> Task instructions: Go through the listing and set it down exactly, leaving out its pictures.

> Material:
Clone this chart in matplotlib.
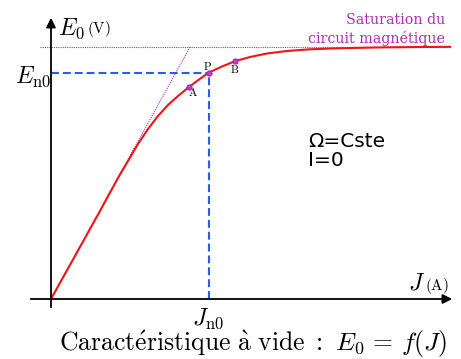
import numpy as np
from matplotlib import pyplot as plt

plt.rcParams['mathtext.fontset'] = 'cm'

# caractéristique à vide E0 = f(J) (unités arbitraires)
J = [0, 0.29, 0.49, 0.67, 0.77, 0.87, 0.97, 1.07, 1.17, 1.27, 1.38, 1.48, 1.58,
     1.71, 1.84, 1.99, 2.16, 2.36, 2.59, 2.89, 3.29, 3.69, 3.99]
E0 = [0, 0.52, 0.88, 1.21, 1.38, 1.55, 1.70, 1.83, 1.94, 2.03, 2.12, 2.195, 2.265,
      2.325, 2.378, 2.42, 2.455, 2.48, 2.497, 2.508, 2.516, 2.52, 2.522]

# points A, P, B
pts_nom = ["A", "P", "B"]
pts_J = [1.38, 1.58, 1.84]
pts_E = [2.12, 2.265, 2.378]

# point nominal
Jn0 = 1.58
En0 = 2.265

# tangente à l'origine et saturation
tang_J = [0, 1.39]
tang_E = [0, 2.52]
E_sat = 2.52

fig = plt.figure(figsize=(4.61, 3.59), dpi=100)
ax = fig.add_axes([0, 0, 1, 1])
ax.set_xlim(-0.51, 4.10)
ax.set_ylim(-0.60, 2.99)
ax.axis("off")

# axes avec flèches
ax.annotate("", xy=(0, 2.84), xytext=(0, -0.11),
            arrowprops=dict(arrowstyle="-|>", color="black", lw=1.3, mutation_scale=14))
ax.annotate("", xy=(4.04, 0), xytext=(-0.23, 0),
            arrowprops=dict(arrowstyle="-|>", color="black", lw=1.3, mutation_scale=14))

violet = "#b02cb8"
ax.plot([-0.11, 4.0], [E_sat, E_sat], ls=(0, (1, 1)), color=violet, lw=0.8)
ax.plot(tang_J, tang_E, ls=(0, (1, 1)), color=violet, lw=0.8)

bleu = "#2a5cf0"
ax.plot([0, Jn0], [En0, En0], color=bleu, lw=1.5, dashes=(3.8, 1.9))
ax.plot([Jn0, Jn0], [0, En0], color=bleu, lw=1.5, dashes=(3.8, 1.9))

ax.plot(J, E0, color="#f01414", lw=1.5, solid_joinstyle="round")
ax.plot(pts_J, pts_E, "o", ms=3.5, color="#c040d0", mec="#a030c0")

decal = {"A": (0.04, -0.05), "P": (-0.02, 0.07), "B": (0.0, -0.08)}
for nom, x, y in zip(pts_nom, pts_J, pts_E):
    dx, dy = decal[nom]
    ax.text(x + dx, y + dy, r"$\mathrm{%s}$" % nom, fontsize=8, ha="center", va="center")

# textes
ax.text(0.07, 2.645, r"$E_0$", fontsize=17, ha="left", va="baseline")
ax.text(0.36, 2.665, r"$\mathrm{(V)}$", fontsize=11, ha="left", va="baseline")
ax.text(-0.36, 2.16, r"$E_{\mathrm{n0}}$", fontsize=17, ha="left", va="baseline")
ax.text(3.57, 0.09, r"$J$", fontsize=17, ha="left", va="baseline")
ax.text(3.74, 0.09, r"$\mathrm{(A)}$", fontsize=11, ha="left", va="baseline")
ax.text(1.41, -0.26, r"$J_{\mathrm{n0}}$", fontsize=17, ha="left", va="baseline")

ax.text(3.94, 2.79, "Saturation du", family="DejaVu Serif", fontsize=10.3,
        color=violet, ha="right", va="center")
ax.text(3.94, 2.61, "circuit magnétique", family="DejaVu Serif", fontsize=10.3,
        color=violet, ha="right", va="center")

ax.text(2.57, 1.52, "Ω=Cste", fontsize=14.5, ha="left", va="baseline")
ax.text(2.57, 1.33, "I=0", fontsize=14.5, ha="left", va="baseline")

ax.text(2.02, -0.52,
        r"$\mathrm{Caract\acute{e}ristique\ \grave{a}\ vide\ :\ }E_0\,=\,f(J)$",
        fontsize=18.5, ha="center", va="baseline")

plt.savefig("out.png")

> Exercise result:
Clone this chart in matplotlib.
import numpy as np
from matplotlib import pyplot as plt

plt.rcParams['mathtext.fontset'] = 'cm'

# caractéristique à vide E0 = f(J) (unités arbitraires)
J = [0, 0.29, 0.49, 0.67, 0.77, 0.87, 0.97, 1.07, 1.17, 1.27, 1.38, 1.48, 1.58,
     1.71, 1.84, 1.99, 2.16, 2.36, 2.59, 2.89, 3.29, 3.69, 3.99]
E0 = [0, 0.52, 0.88, 1.21, 1.38, 1.55, 1.70, 1.83, 1.94, 2.03, 2.12, 2.195, 2.265,
      2.325, 2.378, 2.42, 2.455, 2.48, 2.497, 2.508, 2.516, 2.52, 2.522]

# points A, P, B
pts_nom = ["A", "P", "B"]
pts_J = [1.38, 1.58, 1.84]
pts_E = [2.12, 2.265, 2.378]

# point nominal
Jn0 = 1.58
En0 = 2.265

# tangente à l'origine et saturation
tang_J = [0, 1.39]
tang_E = [0, 2.52]
E_sat = 2.52

fig = plt.figure(figsize=(4.61, 3.59), dpi=100)
ax = fig.add_axes([0, 0, 1, 1])
ax.set_xlim(-0.51, 4.10)
ax.set_ylim(-0.60, 2.99)
ax.axis("off")

# axes avec flèches
ax.annotate("", xy=(0, 2.84), xytext=(0, -0.11),
            arrowprops=dict(arrowstyle="-|>", color="black", lw=1.3, mutation_scale=14))
ax.annotate("", xy=(4.04, 0), xytext=(-0.23, 0),
            arrowprops=dict(arrowstyle="-|>", color="black", lw=1.3, mutation_scale=14))

violet = "#b02cb8"
ax.plot([-0.11, 4.0], [E_sat, E_sat], ls=(0, (1, 1)), color=violet, lw=0.8)
ax.plot(tang_J, tang_E, ls=(0, (1, 1)), color=violet, lw=0.8)

bleu = "#2a5cf0"
ax.plot([0, Jn0], [En0, En0], color=bleu, lw=1.5, dashes=(3.8, 1.9))
ax.plot([Jn0, Jn0], [0, En0], color=bleu, lw=1.5, dashes=(3.8, 1.9))

ax.plot(J, E0, color="#f01414", lw=1.5, solid_joinstyle="round")
ax.plot(pts_J, pts_E, "o", ms=3.5, color="#c040d0", mec="#a030c0")

decal = {"A": (0.04, -0.05), "P": (-0.02, 0.07), "B": (0.0, -0.08)}
for nom, x, y in zip(pts_nom, pts_J, pts_E):
    dx, dy = decal[nom]
    ax.text(x + dx, y + dy, r"$\mathrm{%s}$" % nom, fontsize=8, ha="center", va="center")

# textes
ax.text(0.07, 2.645, r"$E_0$", fontsize=17, ha="left", va="baseline")
ax.text(0.36, 2.665, r"$\mathrm{(V)}$", fontsize=11, ha="left", va="baseline")
ax.text(-0.36, 2.16, r"$E_{\mathrm{n0}}$", fontsize=17, ha="left", va="baseline")
ax.text(3.57, 0.09, r"$J$", fontsize=17, ha="left", va="baseline")
ax.text(3.74, 0.09, r"$\mathrm{(A)}$", fontsize=11, ha="left", va="baseline")
ax.text(1.41, -0.26, r"$J_{\mathrm{n0}}$", fontsize=17, ha="left", va="baseline")

ax.text(3.94, 2.79, "Saturation du", family="DejaVu Serif", fontsize=10.3,
        color=violet, ha="right", va="center")
ax.text(3.94, 2.61, "circuit magnétique", family="DejaVu Serif", fontsize=10.3,
        color=violet, ha="right", va="center")

ax.text(2.57, 1.52, "Ω=Cste", fontsize=14.5, ha="left", va="baseline")
ax.text(2.57, 1.33, "I=0", fontsize=14.5, ha="left", va="baseline")

ax.text(2.02, -0.52,
        r"$\mathrm{Caract\acute{e}ristique\ \grave{a}\ vide\ :\ }E_0\,=\,f(J)$",
        fontsize=18.5, ha="center", va="baseline")

plt.savefig("out.png")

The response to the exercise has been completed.